> [Goal]:
Give back the full listing, character for character, with no pictures.

> [Given material]:
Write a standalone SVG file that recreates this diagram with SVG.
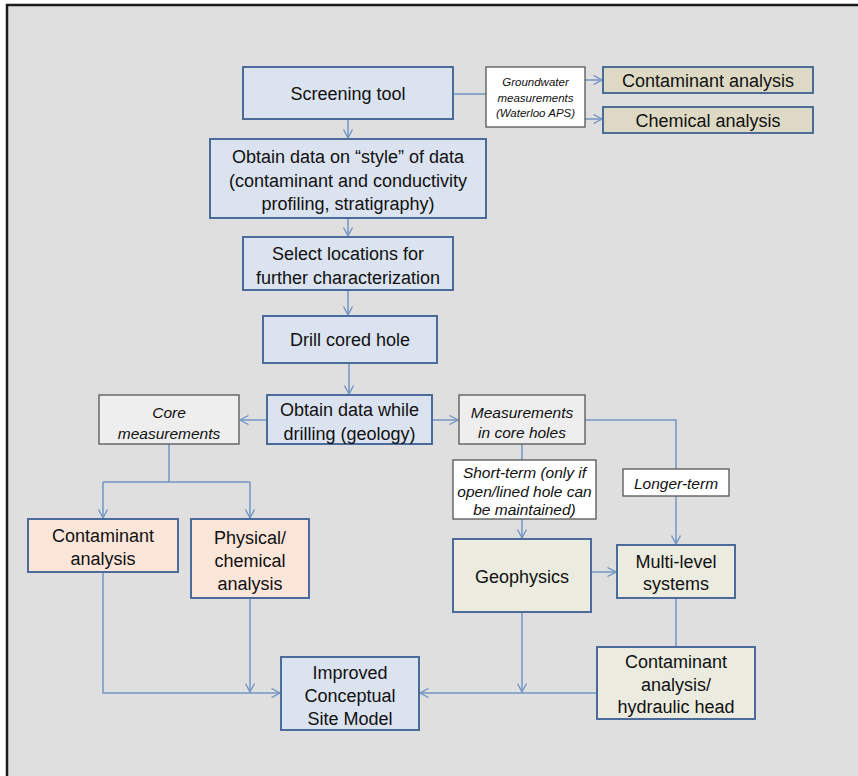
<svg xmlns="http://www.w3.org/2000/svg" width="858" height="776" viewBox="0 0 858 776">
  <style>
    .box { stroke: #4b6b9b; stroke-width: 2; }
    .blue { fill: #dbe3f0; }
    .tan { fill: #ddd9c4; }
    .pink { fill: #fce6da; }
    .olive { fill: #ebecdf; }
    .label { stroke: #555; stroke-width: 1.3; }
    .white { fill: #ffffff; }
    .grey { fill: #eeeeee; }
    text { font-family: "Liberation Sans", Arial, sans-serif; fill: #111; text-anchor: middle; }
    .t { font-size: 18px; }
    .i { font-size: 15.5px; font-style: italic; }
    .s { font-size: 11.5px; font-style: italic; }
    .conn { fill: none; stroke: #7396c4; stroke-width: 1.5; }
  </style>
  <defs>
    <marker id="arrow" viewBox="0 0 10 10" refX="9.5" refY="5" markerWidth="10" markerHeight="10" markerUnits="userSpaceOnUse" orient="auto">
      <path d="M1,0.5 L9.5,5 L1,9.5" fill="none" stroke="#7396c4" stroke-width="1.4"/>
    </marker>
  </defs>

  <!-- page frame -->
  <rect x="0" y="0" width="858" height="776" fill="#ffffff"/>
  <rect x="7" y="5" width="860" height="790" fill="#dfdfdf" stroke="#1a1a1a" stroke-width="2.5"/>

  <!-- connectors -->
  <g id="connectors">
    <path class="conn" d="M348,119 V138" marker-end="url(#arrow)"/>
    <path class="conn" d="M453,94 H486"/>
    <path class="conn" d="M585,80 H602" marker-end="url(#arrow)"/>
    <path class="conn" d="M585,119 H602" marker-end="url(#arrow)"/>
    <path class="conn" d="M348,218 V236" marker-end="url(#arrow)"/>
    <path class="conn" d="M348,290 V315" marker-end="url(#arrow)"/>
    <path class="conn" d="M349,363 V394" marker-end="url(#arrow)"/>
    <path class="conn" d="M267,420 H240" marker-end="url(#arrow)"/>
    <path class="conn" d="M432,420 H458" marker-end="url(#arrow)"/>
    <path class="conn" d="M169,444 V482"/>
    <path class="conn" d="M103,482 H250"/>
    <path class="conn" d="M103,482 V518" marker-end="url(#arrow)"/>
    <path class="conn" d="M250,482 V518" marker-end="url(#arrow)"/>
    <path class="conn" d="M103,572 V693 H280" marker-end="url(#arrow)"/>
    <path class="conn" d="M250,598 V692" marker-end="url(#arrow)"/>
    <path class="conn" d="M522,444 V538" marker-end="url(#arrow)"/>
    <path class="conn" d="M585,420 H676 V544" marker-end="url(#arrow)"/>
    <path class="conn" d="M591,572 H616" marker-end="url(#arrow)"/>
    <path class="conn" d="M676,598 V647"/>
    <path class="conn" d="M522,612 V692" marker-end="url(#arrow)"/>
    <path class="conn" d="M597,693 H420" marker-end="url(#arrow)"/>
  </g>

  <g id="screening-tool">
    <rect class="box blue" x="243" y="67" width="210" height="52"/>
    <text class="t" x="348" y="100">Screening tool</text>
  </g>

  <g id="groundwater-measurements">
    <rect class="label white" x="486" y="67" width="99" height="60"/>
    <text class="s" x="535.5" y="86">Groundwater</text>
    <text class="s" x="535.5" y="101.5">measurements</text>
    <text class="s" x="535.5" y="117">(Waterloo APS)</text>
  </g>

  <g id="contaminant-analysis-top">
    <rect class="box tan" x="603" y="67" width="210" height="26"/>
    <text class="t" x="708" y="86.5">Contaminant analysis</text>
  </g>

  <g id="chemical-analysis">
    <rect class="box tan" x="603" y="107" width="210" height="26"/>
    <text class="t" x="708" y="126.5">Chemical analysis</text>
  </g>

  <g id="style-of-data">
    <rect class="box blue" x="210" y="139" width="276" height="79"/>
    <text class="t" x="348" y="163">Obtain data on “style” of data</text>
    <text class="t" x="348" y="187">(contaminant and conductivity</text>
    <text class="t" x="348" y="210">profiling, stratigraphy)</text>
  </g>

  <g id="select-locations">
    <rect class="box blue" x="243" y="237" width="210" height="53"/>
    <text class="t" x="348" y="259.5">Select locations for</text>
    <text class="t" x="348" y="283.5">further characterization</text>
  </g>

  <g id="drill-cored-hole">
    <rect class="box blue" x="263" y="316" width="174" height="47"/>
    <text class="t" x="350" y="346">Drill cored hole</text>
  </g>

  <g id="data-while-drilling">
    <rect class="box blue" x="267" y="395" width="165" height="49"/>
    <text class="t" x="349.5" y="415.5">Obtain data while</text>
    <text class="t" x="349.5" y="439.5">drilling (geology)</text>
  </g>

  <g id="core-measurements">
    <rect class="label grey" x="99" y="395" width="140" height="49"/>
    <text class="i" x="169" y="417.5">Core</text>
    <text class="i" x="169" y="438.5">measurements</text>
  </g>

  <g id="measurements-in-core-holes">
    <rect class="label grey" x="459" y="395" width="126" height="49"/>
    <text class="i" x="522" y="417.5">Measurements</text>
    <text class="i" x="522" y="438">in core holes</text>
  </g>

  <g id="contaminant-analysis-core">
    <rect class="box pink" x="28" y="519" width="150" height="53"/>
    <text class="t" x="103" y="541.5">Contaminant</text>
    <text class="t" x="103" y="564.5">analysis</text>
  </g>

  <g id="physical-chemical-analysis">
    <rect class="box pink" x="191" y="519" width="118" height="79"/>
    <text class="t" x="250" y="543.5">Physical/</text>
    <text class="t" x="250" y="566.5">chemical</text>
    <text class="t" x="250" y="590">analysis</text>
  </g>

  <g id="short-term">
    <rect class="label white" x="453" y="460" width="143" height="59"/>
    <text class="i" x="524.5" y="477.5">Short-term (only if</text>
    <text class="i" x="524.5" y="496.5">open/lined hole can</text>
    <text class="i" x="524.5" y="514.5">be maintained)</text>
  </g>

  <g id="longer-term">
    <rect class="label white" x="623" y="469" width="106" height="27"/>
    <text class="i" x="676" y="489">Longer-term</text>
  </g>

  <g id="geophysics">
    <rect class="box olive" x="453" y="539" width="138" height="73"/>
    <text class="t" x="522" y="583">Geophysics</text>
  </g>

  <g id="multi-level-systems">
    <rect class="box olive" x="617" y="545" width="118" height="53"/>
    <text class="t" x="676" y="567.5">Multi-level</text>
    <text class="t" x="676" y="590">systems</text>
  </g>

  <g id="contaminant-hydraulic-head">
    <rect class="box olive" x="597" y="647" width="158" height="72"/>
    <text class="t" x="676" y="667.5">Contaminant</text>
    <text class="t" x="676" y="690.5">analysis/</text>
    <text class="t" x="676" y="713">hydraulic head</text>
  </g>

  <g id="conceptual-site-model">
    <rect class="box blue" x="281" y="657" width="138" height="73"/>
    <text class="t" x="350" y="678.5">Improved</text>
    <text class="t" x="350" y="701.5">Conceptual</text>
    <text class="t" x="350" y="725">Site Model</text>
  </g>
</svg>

> [Complete response]:
Write a standalone SVG file that recreates this diagram with SVG.
<svg xmlns="http://www.w3.org/2000/svg" width="858" height="776" viewBox="0 0 858 776">
  <style>
    .box { stroke: #4b6b9b; stroke-width: 2; }
    .blue { fill: #dbe3f0; }
    .tan { fill: #ddd9c4; }
    .pink { fill: #fce6da; }
    .olive { fill: #ebecdf; }
    .label { stroke: #555; stroke-width: 1.3; }
    .white { fill: #ffffff; }
    .grey { fill: #eeeeee; }
    text { font-family: "Liberation Sans", Arial, sans-serif; fill: #111; text-anchor: middle; }
    .t { font-size: 18px; }
    .i { font-size: 15.5px; font-style: italic; }
    .s { font-size: 11.5px; font-style: italic; }
    .conn { fill: none; stroke: #7396c4; stroke-width: 1.5; }
  </style>
  <defs>
    <marker id="arrow" viewBox="0 0 10 10" refX="9.5" refY="5" markerWidth="10" markerHeight="10" markerUnits="userSpaceOnUse" orient="auto">
      <path d="M1,0.5 L9.5,5 L1,9.5" fill="none" stroke="#7396c4" stroke-width="1.4"/>
    </marker>
  </defs>

  <!-- page frame -->
  <rect x="0" y="0" width="858" height="776" fill="#ffffff"/>
  <rect x="7" y="5" width="860" height="790" fill="#dfdfdf" stroke="#1a1a1a" stroke-width="2.5"/>

  <!-- connectors -->
  <g id="connectors">
    <path class="conn" d="M348,119 V138" marker-end="url(#arrow)"/>
    <path class="conn" d="M453,94 H486"/>
    <path class="conn" d="M585,80 H602" marker-end="url(#arrow)"/>
    <path class="conn" d="M585,119 H602" marker-end="url(#arrow)"/>
    <path class="conn" d="M348,218 V236" marker-end="url(#arrow)"/>
    <path class="conn" d="M348,290 V315" marker-end="url(#arrow)"/>
    <path class="conn" d="M349,363 V394" marker-end="url(#arrow)"/>
    <path class="conn" d="M267,420 H240" marker-end="url(#arrow)"/>
    <path class="conn" d="M432,420 H458" marker-end="url(#arrow)"/>
    <path class="conn" d="M169,444 V482"/>
    <path class="conn" d="M103,482 H250"/>
    <path class="conn" d="M103,482 V518" marker-end="url(#arrow)"/>
    <path class="conn" d="M250,482 V518" marker-end="url(#arrow)"/>
    <path class="conn" d="M103,572 V693 H280" marker-end="url(#arrow)"/>
    <path class="conn" d="M250,598 V692" marker-end="url(#arrow)"/>
    <path class="conn" d="M522,444 V538" marker-end="url(#arrow)"/>
    <path class="conn" d="M585,420 H676 V544" marker-end="url(#arrow)"/>
    <path class="conn" d="M591,572 H616" marker-end="url(#arrow)"/>
    <path class="conn" d="M676,598 V647"/>
    <path class="conn" d="M522,612 V692" marker-end="url(#arrow)"/>
    <path class="conn" d="M597,693 H420" marker-end="url(#arrow)"/>
  </g>

  <g id="screening-tool">
    <rect class="box blue" x="243" y="67" width="210" height="52"/>
    <text class="t" x="348" y="100">Screening tool</text>
  </g>

  <g id="groundwater-measurements">
    <rect class="label white" x="486" y="67" width="99" height="60"/>
    <text class="s" x="535.5" y="86">Groundwater</text>
    <text class="s" x="535.5" y="101.5">measurements</text>
    <text class="s" x="535.5" y="117">(Waterloo APS)</text>
  </g>

  <g id="contaminant-analysis-top">
    <rect class="box tan" x="603" y="67" width="210" height="26"/>
    <text class="t" x="708" y="86.5">Contaminant analysis</text>
  </g>

  <g id="chemical-analysis">
    <rect class="box tan" x="603" y="107" width="210" height="26"/>
    <text class="t" x="708" y="126.5">Chemical analysis</text>
  </g>

  <g id="style-of-data">
    <rect class="box blue" x="210" y="139" width="276" height="79"/>
    <text class="t" x="348" y="163">Obtain data on “style” of data</text>
    <text class="t" x="348" y="187">(contaminant and conductivity</text>
    <text class="t" x="348" y="210">profiling, stratigraphy)</text>
  </g>

  <g id="select-locations">
    <rect class="box blue" x="243" y="237" width="210" height="53"/>
    <text class="t" x="348" y="259.5">Select locations for</text>
    <text class="t" x="348" y="283.5">further characterization</text>
  </g>

  <g id="drill-cored-hole">
    <rect class="box blue" x="263" y="316" width="174" height="47"/>
    <text class="t" x="350" y="346">Drill cored hole</text>
  </g>

  <g id="data-while-drilling">
    <rect class="box blue" x="267" y="395" width="165" height="49"/>
    <text class="t" x="349.5" y="415.5">Obtain data while</text>
    <text class="t" x="349.5" y="439.5">drilling (geology)</text>
  </g>

  <g id="core-measurements">
    <rect class="label grey" x="99" y="395" width="140" height="49"/>
    <text class="i" x="169" y="417.5">Core</text>
    <text class="i" x="169" y="438.5">measurements</text>
  </g>

  <g id="measurements-in-core-holes">
    <rect class="label grey" x="459" y="395" width="126" height="49"/>
    <text class="i" x="522" y="417.5">Measurements</text>
    <text class="i" x="522" y="438">in core holes</text>
  </g>

  <g id="contaminant-analysis-core">
    <rect class="box pink" x="28" y="519" width="150" height="53"/>
    <text class="t" x="103" y="541.5">Contaminant</text>
    <text class="t" x="103" y="564.5">analysis</text>
  </g>

  <g id="physical-chemical-analysis">
    <rect class="box pink" x="191" y="519" width="118" height="79"/>
    <text class="t" x="250" y="543.5">Physical/</text>
    <text class="t" x="250" y="566.5">chemical</text>
    <text class="t" x="250" y="590">analysis</text>
  </g>

  <g id="short-term">
    <rect class="label white" x="453" y="460" width="143" height="59"/>
    <text class="i" x="524.5" y="477.5">Short-term (only if</text>
    <text class="i" x="524.5" y="496.5">open/lined hole can</text>
    <text class="i" x="524.5" y="514.5">be maintained)</text>
  </g>

  <g id="longer-term">
    <rect class="label white" x="623" y="469" width="106" height="27"/>
    <text class="i" x="676" y="489">Longer-term</text>
  </g>

  <g id="geophysics">
    <rect class="box olive" x="453" y="539" width="138" height="73"/>
    <text class="t" x="522" y="583">Geophysics</text>
  </g>

  <g id="multi-level-systems">
    <rect class="box olive" x="617" y="545" width="118" height="53"/>
    <text class="t" x="676" y="567.5">Multi-level</text>
    <text class="t" x="676" y="590">systems</text>
  </g>

  <g id="contaminant-hydraulic-head">
    <rect class="box olive" x="597" y="647" width="158" height="72"/>
    <text class="t" x="676" y="667.5">Contaminant</text>
    <text class="t" x="676" y="690.5">analysis/</text>
    <text class="t" x="676" y="713">hydraulic head</text>
  </g>

  <g id="conceptual-site-model">
    <rect class="box blue" x="281" y="657" width="138" height="73"/>
    <text class="t" x="350" y="678.5">Improved</text>
    <text class="t" x="350" y="701.5">Conceptual</text>
    <text class="t" x="350" y="725">Site Model</text>
  </g>
</svg>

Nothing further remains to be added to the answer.